■ **What you should do**:
In the listing that follows, count the lines holding the word "with" and report only that number.

■ **Given data**:

··········

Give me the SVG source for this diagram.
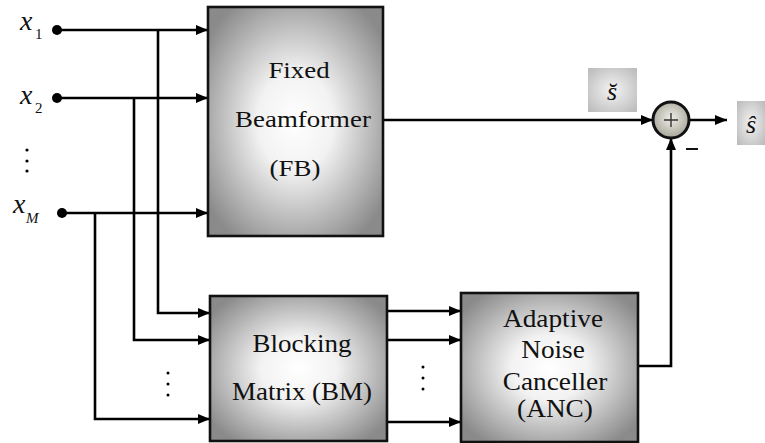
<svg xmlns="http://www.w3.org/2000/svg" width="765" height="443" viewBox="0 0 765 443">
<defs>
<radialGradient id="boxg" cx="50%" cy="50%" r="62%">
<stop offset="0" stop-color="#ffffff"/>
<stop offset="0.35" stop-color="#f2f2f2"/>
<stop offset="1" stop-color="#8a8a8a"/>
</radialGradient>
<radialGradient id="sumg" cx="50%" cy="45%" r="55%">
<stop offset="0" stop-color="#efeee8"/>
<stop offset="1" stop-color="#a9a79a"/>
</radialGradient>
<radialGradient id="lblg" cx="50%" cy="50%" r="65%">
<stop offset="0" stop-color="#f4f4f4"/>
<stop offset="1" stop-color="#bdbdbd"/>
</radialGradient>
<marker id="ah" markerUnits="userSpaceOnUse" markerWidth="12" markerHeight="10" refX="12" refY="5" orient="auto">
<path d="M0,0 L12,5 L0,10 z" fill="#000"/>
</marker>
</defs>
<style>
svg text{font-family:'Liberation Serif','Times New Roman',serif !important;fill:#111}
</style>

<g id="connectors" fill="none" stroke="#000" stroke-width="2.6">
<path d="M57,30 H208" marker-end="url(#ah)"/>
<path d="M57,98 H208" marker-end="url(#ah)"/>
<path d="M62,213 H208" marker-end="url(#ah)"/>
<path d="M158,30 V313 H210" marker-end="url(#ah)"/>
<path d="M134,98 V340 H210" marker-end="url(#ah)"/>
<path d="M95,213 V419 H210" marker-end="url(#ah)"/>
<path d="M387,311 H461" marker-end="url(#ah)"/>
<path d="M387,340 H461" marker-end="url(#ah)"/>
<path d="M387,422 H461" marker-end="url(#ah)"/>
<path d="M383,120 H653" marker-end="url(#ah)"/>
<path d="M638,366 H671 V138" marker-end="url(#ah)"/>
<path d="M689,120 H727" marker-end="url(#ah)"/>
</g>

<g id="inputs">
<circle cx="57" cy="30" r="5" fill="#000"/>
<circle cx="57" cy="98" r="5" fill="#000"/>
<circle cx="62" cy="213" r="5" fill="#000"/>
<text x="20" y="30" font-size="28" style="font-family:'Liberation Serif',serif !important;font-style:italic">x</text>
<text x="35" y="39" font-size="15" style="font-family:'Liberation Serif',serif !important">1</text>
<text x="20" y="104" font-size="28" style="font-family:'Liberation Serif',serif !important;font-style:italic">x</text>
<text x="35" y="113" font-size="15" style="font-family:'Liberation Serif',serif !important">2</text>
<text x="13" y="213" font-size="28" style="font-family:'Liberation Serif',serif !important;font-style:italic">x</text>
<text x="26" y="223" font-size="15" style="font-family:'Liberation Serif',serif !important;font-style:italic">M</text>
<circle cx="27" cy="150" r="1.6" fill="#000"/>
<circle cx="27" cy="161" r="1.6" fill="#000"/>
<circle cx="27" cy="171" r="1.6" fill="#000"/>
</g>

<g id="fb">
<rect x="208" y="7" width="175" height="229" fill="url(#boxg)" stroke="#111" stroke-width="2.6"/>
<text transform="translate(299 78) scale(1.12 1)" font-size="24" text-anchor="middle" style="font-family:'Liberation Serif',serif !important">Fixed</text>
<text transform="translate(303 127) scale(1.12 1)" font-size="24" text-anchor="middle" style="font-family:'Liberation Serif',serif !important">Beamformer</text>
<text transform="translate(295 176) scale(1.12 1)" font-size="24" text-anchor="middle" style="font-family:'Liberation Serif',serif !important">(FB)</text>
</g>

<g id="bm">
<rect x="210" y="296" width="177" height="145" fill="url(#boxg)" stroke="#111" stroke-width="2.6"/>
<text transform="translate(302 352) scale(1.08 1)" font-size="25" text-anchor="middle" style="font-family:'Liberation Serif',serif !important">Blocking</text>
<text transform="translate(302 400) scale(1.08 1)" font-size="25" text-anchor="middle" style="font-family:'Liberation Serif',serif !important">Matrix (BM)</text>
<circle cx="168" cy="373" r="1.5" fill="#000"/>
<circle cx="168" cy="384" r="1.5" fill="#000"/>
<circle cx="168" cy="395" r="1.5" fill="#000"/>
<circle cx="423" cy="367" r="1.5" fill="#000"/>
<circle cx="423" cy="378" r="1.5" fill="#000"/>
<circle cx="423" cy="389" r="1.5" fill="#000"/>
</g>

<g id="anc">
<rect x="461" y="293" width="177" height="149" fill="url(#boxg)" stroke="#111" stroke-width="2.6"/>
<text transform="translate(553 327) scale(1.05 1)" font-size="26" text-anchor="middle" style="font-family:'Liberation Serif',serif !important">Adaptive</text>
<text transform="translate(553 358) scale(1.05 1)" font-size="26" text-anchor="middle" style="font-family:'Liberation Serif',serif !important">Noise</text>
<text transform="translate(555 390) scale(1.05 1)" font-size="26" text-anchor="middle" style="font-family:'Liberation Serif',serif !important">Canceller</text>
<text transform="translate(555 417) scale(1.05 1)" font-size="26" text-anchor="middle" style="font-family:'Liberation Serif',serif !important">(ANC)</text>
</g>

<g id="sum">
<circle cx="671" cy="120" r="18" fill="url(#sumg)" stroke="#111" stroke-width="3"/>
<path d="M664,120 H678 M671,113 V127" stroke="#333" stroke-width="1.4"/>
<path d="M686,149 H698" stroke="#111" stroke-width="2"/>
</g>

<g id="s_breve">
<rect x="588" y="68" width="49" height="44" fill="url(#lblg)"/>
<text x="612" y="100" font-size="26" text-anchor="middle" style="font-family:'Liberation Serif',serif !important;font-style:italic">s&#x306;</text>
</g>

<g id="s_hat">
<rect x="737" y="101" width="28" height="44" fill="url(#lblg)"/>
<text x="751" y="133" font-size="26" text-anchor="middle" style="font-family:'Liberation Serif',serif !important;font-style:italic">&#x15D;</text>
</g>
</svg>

··········

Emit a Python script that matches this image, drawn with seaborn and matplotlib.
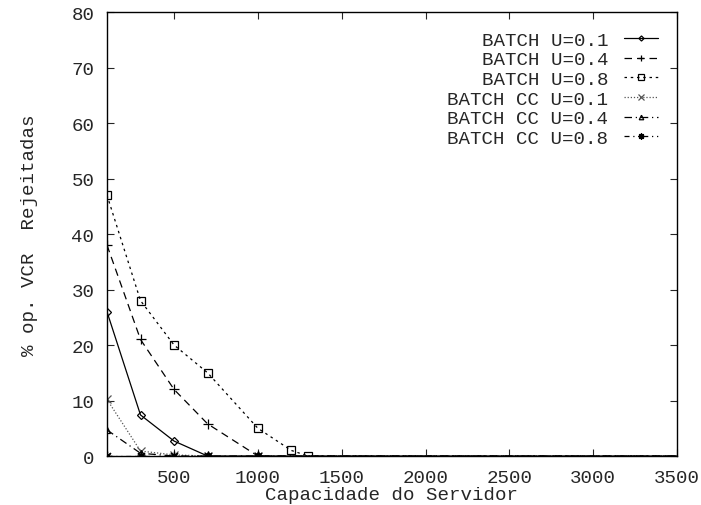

··········

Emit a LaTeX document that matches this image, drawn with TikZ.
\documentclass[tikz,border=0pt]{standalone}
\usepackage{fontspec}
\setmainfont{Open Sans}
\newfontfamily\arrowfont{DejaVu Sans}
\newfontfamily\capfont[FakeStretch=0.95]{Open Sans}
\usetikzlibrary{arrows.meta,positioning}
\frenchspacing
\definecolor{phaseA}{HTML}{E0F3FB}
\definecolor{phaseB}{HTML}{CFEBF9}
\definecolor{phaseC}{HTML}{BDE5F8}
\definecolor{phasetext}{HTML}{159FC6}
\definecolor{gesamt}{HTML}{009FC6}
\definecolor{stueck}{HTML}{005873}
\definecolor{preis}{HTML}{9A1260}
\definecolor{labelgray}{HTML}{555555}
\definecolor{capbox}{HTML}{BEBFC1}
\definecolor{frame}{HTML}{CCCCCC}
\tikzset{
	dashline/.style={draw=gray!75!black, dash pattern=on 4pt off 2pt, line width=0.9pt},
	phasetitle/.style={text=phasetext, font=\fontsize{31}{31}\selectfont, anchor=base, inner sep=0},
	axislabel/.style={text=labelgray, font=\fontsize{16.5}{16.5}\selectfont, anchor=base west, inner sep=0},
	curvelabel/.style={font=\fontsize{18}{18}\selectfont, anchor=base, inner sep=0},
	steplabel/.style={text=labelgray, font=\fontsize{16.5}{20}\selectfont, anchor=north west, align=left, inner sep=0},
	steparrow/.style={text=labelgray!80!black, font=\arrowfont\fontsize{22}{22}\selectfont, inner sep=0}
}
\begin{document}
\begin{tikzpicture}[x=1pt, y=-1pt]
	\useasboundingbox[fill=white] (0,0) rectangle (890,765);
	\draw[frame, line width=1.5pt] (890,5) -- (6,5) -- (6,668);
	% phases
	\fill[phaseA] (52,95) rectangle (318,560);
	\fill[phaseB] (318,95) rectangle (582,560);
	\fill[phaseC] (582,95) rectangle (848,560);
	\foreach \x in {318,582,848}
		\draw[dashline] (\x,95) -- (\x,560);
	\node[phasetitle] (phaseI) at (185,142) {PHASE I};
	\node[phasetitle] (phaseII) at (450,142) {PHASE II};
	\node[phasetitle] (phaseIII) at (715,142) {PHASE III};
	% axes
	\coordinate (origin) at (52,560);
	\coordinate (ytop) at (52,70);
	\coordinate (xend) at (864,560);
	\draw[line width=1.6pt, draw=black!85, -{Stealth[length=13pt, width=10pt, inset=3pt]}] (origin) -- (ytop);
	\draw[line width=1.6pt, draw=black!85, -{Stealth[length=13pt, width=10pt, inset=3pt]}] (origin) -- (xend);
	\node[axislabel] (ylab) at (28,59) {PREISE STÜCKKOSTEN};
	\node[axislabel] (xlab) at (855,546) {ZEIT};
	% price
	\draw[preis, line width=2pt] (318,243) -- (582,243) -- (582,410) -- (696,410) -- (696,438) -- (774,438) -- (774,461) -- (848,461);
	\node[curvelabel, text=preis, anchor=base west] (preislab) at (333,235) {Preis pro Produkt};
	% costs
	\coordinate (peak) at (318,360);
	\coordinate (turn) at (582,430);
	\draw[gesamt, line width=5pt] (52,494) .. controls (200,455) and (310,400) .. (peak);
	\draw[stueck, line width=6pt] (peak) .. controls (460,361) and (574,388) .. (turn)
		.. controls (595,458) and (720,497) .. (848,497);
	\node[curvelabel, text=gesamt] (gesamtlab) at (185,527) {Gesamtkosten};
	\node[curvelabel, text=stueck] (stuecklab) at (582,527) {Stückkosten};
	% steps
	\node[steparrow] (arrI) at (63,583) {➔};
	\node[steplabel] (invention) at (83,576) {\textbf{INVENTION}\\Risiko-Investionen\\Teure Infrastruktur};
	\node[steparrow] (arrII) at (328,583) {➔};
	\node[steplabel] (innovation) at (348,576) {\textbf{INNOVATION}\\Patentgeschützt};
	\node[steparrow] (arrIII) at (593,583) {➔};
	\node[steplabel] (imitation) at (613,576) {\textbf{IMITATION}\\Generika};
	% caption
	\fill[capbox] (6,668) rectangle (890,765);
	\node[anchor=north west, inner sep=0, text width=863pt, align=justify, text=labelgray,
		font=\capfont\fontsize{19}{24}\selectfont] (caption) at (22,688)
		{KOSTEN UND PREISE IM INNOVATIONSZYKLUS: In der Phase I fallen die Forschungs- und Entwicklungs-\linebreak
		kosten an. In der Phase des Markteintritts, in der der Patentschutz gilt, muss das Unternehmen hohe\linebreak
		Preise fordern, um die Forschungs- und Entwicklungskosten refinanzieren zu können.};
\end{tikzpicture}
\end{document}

··········

■ **Response to this exercise**:
2